My bf (Hannah, 29F) and I have been close since school. She got w her boyf (Rob 31M) the same year as I got w my fiancé. She routinely complains about how inconsiderate and insensitive Rob is. She’s a sensitive person so he really can be nasty though she mostly excuses it as “banter”. I keep my opinions to myself bc I just want her to be happy and don’t want to draw a wedge between us.

We sent out invites for our party, Hannah text to check the time, saying they’d be late as Rob had plans but she might come up earlier with their baby, I said great and np! I went to see Hannah, Rob and the baby 3 days before the party. Rob was rude from the offset, told me he didn’t like my new haircut, my arrangements are excessive and that Hannah would NEVER get a flower cloud “IF” they got engaged. He complained about the attire, refused to wear a shirt despite Hannah offering to iron. I asked what time they’d be arriving, they said 7.30pm because Rob likes to chat after the football, then there’s getting changed and driving. I joked that he skip the football for 1 day (he goes every weekend and watches EVERY match on tv) he asked why would he’d that? I said because it’s my engagement party and he looks me dead in the eye and said “and I don’t care?”. No laugh, just a shrug. I said he should be more supportive of his girlfriend and she said nothing. Later in the car I asked her to be my bridesmaid, she said she wouldn’t have been offended if she hadn’t been chosen bc she knows I wouldn’t take it personally if she didn’t pick me bc its just one of those things. I awkwardly agreed. I went on to say I felt Rob had been a bit rude, if he doesn’t care he doesn’t have to come and I’m not v happy with them being 3 hours late. She excused him, said it’s “banter”, he didn’t mean it, he was trying to wind me up… she then tells me that the plans she can’t get away from are a small town football club match and he does the live Twitter updates for.

I get home and tell my fiancé who’s livid and says Rob’s no longer invited, he’s rude and was only Hannah’s +1 anyway. I know he’s right and is saving me the upset of Rob making a dig at the party. I text Hannah and say, I know this is awkward, I’m really upset about what was said earlier and I think it’s best Rob sits this one out. I love you, I hope you understand and still want to be involved.

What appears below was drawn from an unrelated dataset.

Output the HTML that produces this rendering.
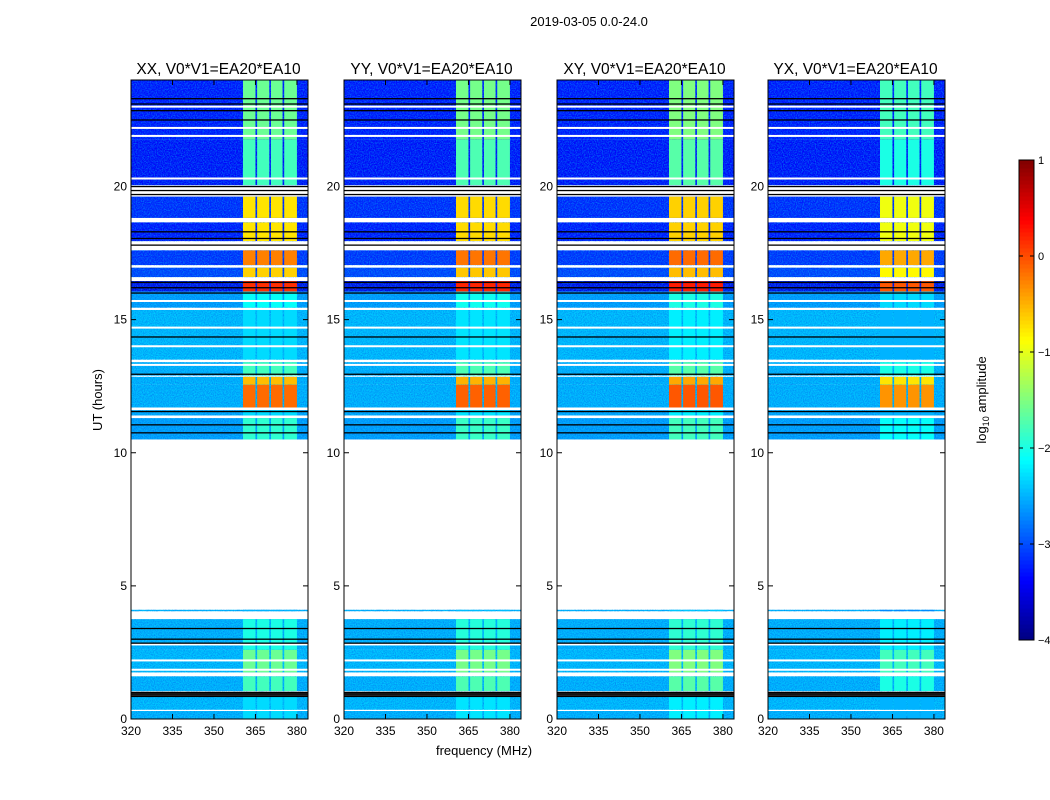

She responds to say that this would have been sorted if I’d just brought it up at the house, it was only banter, I’m being unfair by banishing her baby’s father and have put her in a terrible position and that she has to choose between us, if they can’t all come together then she won’t be coming either.

He text me but I didn’t respond because I was busy. Next day she text to say she’d sit it out with Rob. I told her she can sit out the rest of the events and the wedding in that case, essentially ended our friendship over this idiot. AITA?